Set in London, Highgate Cemetery to be exact, Niffenegger weaves connections between sisters, strangers and even ghosts. The novel revolves around the relationships between two sets of twins, a bond that is often thought of as one of the strongest and unbreakable.
However, when Niffenegger reveals how these deep-seated bonds can be overturned, we are left to question every other relationship in the novel: if such a strong bond can be jilted, what are we to expect from other relationships? While this novel appears to be about symmetry and pairs, it is actually a story about finding individuality amidst the confusing, and often dangerous, boundaries of familial, friendly, and even erotic, relationships.
The two American twins at the heart of this novel, Valentina and Julia, move into a flat given to them by their recently departed Aunt Elspeth (their mother’s estranged twin sister). The news of an estranged aunt and a fresh start in a new country come as quite a surprise and opportunity to the twins who are lacking a sense of direction. After dropping out of multiple colleges, the twins move into the flat where they become stuck in a state of stasis and uncertainty.
From the beginning, the difference between the twins becomes clear. While Julia is excited to move to London and learn about their departed aunt through living in her flat, Valentina is hesitant, desiring rather to return to college to pursue her dream of fashion design. In the end, Valentina’s need to be close to her twin wins out, and she agrees to move to London with Julia. Along with the move into the flat though, there are some conditions: The twins must live in the flat for at least one year before selling it, and their parents are not allowed to enter the apartment at all.
Clearly, Niffenegger is hinting at some sort of familial disconnect between the departed aunt and her twin, the girls’ mother, but the surprising event that causes it is not revealed until much later in the novel. With these restrictions in mind, the twins move into their aunt’s flat bordering Highgate Cemetery, where they soon find more than expected.

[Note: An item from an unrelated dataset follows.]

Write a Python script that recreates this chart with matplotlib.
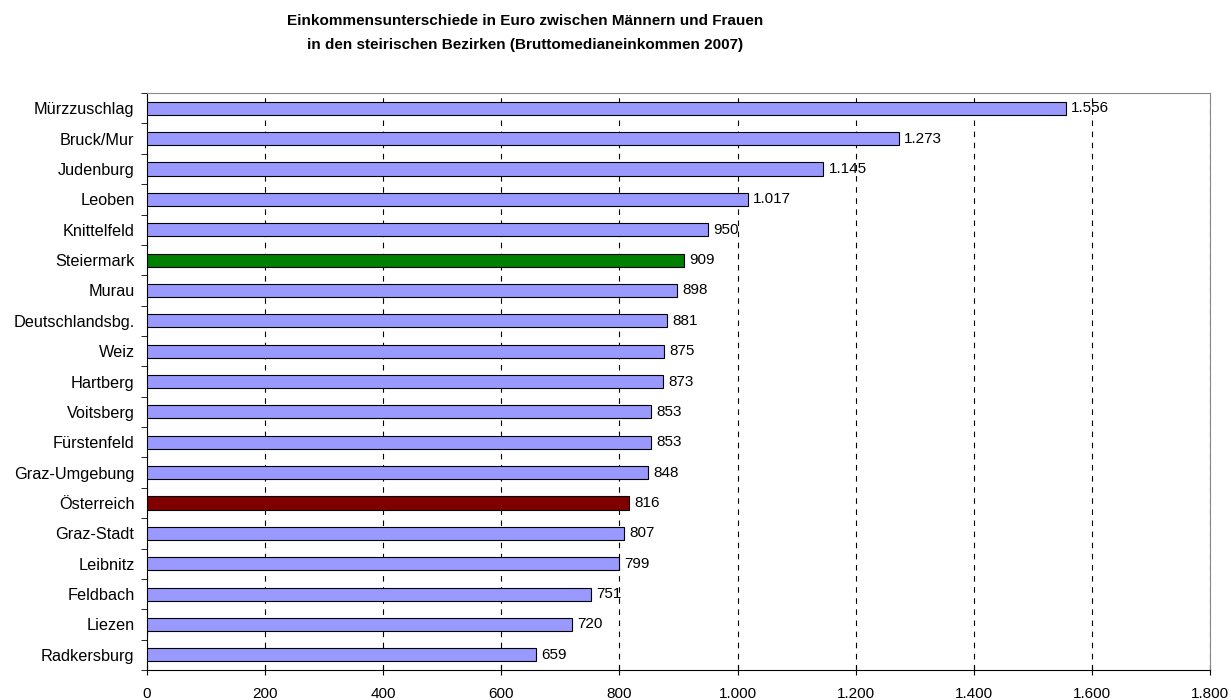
import matplotlib.pyplot as plt
from matplotlib.ticker import FuncFormatter

plt.rcParams['font.family'] = ['Liberation Sans', 'DejaVu Sans']

bezirke = ['Mürzzuschlag', 'Bruck/Mur', 'Judenburg', 'Leoben', 'Knittelfeld',
           'Steiermark', 'Murau', 'Deutschlandsbg.', 'Weiz', 'Hartberg',
           'Voitsberg', 'Fürstenfeld', 'Graz-Umgebung', 'Österreich',
           'Graz-Stadt', 'Leibnitz', 'Feldbach', 'Liezen', 'Radkersburg']
differenz = [1556, 1273, 1145, 1017, 950, 909, 898, 881, 875, 873,
             853, 853, 848, 816, 807, 799, 751, 720, 659]
xticks = [0, 200, 400, 600, 800, 1000, 1200, 1400, 1600, 1800]

farben = []
for b in bezirke:
    if b == 'Steiermark':
        farben.append('#008000')
    elif b == 'Österreich':
        farben.append('#800000')
    else:
        farben.append('#9999FF')


def de_fmt(v, pos=None):
    return f'{int(v):,}'.replace(',', '.')


fig = plt.figure(figsize=(12.31, 7), dpi=100)
ax = fig.add_axes([0.1194, 0.0429, 0.8636, 0.8241])

y = list(range(len(bezirke)))
ax.barh(y, differenz, height=0.43, color=farben, edgecolor='black', linewidth=0.8, zorder=3)

for yi, v in zip(y, differenz):
    ax.text(v + 9, yi, de_fmt(v), va='center', ha='left', fontsize=11, zorder=4)

ax.set_ylim(len(bezirke) - 0.5, -0.5)
ax.set_xlim(0, 1800)
ax.set_xticks(xticks)
ax.xaxis.set_major_formatter(FuncFormatter(de_fmt))
ax.set_yticks(y)
ax.set_yticklabels(bezirke)
ax.set_yticks([i + 0.5 for i in range(-1, len(bezirke))], minor=True)
ax.tick_params(axis='y', which='major', length=0, labelsize=11.7, pad=9)
ax.tick_params(axis='y', which='minor', length=4, direction='out', color='black')
ax.tick_params(axis='x', length=7, direction='inout', labelsize=11, pad=9)

ax.grid(axis='x', color='black', linestyle=(0, (5, 5)), linewidth=0.8, zorder=0)
for s in ['left', 'bottom']:
    ax.spines[s].set_color('black')
for s in ['top', 'right']:
    ax.spines[s].set_color('#888888')

fig.text(0.4265, 0.953, 'Einkommensunterschiede in Euro zwischen Männern und Frauen\n'
         'in den steirischen Bezirken (Bruttomedianeinkommen 2007)',
         ha='center', va='center', fontsize=11, fontweight='bold', linespacing=1.85)

fig.savefig('out.png', dpi=100)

As expected when you hear that the flat is on the border of a cemetery, it isn’t exactly a normal living situation. While the flat itself is beautiful and full of antiques and priceless books, the inhabitants of the building are not quite so normal.

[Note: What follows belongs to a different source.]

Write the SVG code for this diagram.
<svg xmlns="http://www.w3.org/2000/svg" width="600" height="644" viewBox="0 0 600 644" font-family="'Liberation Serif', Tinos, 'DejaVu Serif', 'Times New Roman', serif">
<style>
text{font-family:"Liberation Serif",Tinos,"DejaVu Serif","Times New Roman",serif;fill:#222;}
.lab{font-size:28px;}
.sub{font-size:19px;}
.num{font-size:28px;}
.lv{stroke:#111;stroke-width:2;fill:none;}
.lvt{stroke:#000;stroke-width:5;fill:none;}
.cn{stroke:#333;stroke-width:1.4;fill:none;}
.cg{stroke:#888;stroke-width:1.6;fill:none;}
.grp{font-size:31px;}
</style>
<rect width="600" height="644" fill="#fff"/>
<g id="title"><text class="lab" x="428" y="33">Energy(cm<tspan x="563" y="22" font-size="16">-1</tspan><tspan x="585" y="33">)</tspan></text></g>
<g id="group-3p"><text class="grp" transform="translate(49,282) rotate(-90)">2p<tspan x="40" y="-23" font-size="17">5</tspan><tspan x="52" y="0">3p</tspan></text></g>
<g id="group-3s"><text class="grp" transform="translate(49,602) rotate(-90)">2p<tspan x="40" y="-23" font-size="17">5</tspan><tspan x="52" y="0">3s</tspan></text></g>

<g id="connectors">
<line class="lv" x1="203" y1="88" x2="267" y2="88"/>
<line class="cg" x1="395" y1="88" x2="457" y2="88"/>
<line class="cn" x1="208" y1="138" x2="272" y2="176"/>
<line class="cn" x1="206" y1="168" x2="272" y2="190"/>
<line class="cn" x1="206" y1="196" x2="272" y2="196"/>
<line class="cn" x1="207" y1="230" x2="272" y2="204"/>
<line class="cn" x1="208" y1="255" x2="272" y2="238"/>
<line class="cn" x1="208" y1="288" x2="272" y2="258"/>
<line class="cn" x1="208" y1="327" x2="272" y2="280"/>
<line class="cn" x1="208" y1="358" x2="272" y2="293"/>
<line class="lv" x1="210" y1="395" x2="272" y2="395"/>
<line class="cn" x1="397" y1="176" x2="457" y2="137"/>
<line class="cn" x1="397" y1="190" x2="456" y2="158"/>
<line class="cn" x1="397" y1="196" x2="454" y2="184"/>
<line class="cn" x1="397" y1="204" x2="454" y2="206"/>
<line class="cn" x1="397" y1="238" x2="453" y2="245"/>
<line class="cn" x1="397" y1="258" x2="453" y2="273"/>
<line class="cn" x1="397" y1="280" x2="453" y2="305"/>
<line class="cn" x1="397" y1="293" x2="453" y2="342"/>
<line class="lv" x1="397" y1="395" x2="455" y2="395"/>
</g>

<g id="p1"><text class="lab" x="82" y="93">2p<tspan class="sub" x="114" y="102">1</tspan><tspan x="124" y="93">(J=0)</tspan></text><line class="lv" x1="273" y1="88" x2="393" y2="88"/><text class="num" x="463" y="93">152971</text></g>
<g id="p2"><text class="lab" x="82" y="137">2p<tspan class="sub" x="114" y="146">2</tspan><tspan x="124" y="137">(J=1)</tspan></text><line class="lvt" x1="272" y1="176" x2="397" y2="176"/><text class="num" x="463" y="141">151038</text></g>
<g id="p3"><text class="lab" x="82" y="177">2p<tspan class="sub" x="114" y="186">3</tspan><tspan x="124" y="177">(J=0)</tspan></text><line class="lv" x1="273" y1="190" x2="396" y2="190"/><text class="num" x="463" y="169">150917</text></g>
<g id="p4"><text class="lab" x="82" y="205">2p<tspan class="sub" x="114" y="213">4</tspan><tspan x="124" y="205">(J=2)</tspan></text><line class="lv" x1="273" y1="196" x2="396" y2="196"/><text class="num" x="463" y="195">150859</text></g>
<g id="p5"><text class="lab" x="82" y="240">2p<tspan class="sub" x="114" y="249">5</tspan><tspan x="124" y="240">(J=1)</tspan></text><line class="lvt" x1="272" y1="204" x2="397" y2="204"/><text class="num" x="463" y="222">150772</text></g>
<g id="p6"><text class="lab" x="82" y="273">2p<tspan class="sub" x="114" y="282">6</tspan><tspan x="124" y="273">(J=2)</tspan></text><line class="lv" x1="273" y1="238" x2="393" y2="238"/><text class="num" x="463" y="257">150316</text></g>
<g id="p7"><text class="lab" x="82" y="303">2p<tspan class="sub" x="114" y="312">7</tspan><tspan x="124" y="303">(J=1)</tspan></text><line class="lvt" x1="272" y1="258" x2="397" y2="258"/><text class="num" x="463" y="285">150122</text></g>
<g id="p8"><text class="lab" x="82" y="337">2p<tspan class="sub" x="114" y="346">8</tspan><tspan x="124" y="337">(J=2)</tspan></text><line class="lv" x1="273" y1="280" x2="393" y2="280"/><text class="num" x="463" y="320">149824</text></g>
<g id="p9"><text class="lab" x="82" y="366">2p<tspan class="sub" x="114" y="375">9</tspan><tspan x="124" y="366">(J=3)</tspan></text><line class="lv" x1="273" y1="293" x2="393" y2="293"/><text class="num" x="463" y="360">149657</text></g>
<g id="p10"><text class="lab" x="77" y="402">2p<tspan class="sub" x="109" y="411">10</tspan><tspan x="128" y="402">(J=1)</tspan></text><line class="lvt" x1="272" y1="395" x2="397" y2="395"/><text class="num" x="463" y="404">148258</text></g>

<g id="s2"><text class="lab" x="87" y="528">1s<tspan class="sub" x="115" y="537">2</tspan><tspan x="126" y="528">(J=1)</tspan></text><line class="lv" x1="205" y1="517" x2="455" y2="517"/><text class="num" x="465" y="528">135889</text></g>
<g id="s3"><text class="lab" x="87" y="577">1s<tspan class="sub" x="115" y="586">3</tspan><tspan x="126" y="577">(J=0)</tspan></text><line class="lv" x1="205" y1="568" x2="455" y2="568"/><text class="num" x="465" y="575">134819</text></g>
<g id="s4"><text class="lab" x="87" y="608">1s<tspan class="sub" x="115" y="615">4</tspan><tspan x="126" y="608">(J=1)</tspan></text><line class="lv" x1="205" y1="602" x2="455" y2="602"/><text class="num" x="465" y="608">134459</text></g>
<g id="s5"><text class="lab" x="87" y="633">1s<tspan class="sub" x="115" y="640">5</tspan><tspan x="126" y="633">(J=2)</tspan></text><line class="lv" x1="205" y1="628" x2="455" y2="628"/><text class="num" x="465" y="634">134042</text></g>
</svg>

In the downstairs flat is Robert, Elspeth’s former lover, who establishes a voyeuristic and quite eerie relationship with the twins. His voyeurism leads him to eventually begin a romantic relationship with Valentina, a girl much younger than him, seeing traits in her that he misses so desperately from his beloved Elspeth.
In the upstairs flat is Martin, a man who suffers from obsessive compulsive disorder and agoraphobia. Martin is trying to piece his life together after his wife finally cannot take the circumstances of his diseases any more and leaves him and moves to her native country, Holland. Julia, driven by curiosity, develops a relationship with Martin while she is left more and more to her own devices while Valentina spends more time with Robert.

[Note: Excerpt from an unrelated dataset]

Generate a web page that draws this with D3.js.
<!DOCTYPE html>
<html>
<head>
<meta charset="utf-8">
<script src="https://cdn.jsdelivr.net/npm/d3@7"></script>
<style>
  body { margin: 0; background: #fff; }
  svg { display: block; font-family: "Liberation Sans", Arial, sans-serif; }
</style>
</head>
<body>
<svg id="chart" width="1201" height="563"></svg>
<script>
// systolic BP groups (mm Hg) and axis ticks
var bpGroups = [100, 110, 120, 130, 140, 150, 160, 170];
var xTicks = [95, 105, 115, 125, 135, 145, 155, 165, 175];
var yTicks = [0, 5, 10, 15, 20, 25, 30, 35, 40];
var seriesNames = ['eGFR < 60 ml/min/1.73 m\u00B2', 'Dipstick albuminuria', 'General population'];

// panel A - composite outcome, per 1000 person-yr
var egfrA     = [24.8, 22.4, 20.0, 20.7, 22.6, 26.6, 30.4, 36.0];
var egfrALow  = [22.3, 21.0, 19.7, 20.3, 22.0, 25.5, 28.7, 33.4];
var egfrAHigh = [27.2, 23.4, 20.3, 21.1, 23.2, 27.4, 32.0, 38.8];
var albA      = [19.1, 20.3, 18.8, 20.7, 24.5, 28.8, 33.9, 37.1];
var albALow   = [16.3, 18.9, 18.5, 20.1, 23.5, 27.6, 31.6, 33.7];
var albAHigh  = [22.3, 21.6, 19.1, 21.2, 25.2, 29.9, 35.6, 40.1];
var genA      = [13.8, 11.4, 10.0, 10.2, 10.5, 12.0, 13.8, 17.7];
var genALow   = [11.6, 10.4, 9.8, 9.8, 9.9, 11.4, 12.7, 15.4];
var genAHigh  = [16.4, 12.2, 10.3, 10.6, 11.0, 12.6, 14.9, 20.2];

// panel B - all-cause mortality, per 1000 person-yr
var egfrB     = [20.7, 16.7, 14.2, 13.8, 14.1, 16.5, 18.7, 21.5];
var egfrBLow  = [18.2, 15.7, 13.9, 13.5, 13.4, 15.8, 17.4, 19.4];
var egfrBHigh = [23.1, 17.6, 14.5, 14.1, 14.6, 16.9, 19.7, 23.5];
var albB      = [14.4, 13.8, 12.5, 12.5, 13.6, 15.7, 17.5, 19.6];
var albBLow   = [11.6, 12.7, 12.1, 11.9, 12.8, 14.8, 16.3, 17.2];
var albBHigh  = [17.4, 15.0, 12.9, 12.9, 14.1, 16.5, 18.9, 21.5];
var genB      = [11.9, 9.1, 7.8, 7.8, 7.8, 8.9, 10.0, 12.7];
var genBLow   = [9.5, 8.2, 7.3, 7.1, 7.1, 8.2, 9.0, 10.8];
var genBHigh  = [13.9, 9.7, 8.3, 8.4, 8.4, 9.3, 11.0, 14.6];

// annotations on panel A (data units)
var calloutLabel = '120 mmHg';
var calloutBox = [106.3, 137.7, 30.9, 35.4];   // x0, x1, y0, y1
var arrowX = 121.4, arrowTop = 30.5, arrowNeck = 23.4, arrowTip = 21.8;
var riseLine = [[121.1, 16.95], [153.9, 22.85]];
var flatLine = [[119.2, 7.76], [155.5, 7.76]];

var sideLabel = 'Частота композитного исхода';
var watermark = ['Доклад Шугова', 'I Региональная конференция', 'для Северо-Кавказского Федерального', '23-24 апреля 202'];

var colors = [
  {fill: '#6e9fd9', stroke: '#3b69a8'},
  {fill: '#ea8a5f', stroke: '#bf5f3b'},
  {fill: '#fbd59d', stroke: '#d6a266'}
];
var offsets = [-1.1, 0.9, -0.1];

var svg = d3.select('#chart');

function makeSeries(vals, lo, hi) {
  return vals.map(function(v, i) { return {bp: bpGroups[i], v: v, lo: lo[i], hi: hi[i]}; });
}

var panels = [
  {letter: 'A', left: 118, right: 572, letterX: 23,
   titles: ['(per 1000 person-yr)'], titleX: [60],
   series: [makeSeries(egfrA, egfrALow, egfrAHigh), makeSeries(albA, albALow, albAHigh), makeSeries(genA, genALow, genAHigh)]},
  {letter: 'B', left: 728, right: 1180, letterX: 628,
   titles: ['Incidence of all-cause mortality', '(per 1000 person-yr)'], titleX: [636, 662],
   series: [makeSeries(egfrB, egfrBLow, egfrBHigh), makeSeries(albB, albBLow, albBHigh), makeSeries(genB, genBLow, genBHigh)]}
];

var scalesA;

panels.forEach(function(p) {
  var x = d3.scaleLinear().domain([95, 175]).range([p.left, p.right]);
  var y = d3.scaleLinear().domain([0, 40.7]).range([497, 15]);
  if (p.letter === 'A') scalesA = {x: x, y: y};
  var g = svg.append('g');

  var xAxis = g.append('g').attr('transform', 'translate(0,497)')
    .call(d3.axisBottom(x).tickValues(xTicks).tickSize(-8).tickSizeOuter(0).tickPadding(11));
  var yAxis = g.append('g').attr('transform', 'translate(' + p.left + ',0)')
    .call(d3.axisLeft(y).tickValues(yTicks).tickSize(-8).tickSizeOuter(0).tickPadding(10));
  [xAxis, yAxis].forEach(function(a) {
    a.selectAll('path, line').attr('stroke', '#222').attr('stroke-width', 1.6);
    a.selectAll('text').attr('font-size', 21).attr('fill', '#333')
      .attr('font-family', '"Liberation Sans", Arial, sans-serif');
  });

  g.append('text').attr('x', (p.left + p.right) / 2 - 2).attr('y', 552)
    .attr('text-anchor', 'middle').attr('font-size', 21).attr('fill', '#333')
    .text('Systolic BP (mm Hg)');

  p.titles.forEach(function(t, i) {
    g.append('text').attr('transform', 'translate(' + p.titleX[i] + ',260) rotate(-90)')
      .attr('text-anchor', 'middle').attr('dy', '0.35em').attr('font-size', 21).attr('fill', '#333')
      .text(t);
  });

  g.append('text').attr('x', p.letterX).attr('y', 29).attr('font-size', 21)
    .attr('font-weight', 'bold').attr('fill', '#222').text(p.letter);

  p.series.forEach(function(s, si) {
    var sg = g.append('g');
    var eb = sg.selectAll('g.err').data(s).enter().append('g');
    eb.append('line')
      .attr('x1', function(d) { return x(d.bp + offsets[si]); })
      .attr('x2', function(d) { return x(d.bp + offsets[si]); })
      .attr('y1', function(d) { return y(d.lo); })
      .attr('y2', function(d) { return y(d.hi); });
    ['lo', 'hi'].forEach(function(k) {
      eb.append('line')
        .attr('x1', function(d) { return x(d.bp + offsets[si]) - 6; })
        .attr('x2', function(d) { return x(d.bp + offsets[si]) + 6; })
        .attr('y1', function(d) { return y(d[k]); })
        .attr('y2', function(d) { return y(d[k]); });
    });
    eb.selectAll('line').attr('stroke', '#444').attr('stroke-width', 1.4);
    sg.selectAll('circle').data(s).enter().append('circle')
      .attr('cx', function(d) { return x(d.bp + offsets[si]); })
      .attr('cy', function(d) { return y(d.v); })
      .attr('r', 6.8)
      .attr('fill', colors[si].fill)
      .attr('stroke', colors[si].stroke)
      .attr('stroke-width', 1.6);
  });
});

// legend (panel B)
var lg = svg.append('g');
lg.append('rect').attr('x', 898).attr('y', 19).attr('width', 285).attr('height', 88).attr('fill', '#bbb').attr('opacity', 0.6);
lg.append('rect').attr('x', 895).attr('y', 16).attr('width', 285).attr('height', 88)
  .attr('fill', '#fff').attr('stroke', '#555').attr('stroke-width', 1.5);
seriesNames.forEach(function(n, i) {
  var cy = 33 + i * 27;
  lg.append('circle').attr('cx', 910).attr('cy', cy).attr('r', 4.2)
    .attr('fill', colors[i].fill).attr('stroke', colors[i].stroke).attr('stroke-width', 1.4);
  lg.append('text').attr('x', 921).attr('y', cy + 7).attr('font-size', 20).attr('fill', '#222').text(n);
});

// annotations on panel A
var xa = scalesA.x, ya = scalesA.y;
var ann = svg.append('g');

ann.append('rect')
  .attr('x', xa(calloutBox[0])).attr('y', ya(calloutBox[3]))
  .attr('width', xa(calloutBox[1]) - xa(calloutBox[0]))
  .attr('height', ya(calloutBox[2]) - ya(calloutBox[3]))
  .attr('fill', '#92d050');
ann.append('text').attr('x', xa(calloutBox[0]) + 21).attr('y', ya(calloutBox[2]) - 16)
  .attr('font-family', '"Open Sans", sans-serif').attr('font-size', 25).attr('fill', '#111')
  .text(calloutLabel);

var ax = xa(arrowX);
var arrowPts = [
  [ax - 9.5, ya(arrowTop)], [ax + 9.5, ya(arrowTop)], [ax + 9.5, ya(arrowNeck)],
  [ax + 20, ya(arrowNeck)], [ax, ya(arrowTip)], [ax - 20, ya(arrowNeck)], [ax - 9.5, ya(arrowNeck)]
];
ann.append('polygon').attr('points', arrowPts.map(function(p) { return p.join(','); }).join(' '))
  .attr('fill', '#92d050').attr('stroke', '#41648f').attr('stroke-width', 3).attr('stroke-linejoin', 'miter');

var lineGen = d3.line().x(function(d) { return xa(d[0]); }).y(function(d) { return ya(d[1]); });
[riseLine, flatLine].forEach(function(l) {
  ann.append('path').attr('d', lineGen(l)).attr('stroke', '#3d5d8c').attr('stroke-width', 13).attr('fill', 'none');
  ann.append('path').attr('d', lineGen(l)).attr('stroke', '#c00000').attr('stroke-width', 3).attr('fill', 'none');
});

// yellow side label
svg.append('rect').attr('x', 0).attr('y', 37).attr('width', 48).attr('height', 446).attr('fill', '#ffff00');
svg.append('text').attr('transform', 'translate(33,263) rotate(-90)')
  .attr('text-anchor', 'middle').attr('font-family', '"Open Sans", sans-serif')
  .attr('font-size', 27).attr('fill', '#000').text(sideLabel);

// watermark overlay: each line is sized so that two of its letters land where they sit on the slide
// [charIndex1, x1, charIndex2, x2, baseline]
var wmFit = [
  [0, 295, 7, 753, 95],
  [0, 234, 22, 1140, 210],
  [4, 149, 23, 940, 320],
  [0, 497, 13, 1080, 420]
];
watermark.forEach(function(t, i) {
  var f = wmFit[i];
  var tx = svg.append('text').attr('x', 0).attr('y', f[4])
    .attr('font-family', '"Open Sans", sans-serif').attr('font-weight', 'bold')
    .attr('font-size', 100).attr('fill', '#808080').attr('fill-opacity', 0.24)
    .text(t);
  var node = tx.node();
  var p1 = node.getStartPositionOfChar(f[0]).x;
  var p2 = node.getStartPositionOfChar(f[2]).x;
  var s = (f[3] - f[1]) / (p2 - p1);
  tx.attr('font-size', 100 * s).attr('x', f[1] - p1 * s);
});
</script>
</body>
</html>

Finally, and most importantly, the most unique inhabitant of the building is the spirit of the twins’ Aunt Elspeth, which is trapped inside her flat. While these relationships grow and develop, Niffenegger creates new bonds while others become weaker, forcing the reader to question the normal perceptions of what constitutes a strong relationship. By the end of the novel, the only character who has a clear sense of direction is the ghost of Elspeth, throwing the other characters into a confusing search for identity and purpose that will surprise and confuse the reader up until the very end.
While “Her Fearful Symmetry” appears to be a novel about pairing and symmetry, it is actually about how twisted our perceptions of the concepts of sisterhood, love and death actually are. Although there are still the familiar elements of love, coming of age and family, Niffenegger artfully presents them in ways that turn them on their heads, transforming this novel from a simple ghost story and into a statement on forging an identity that is actually quite extraordinary.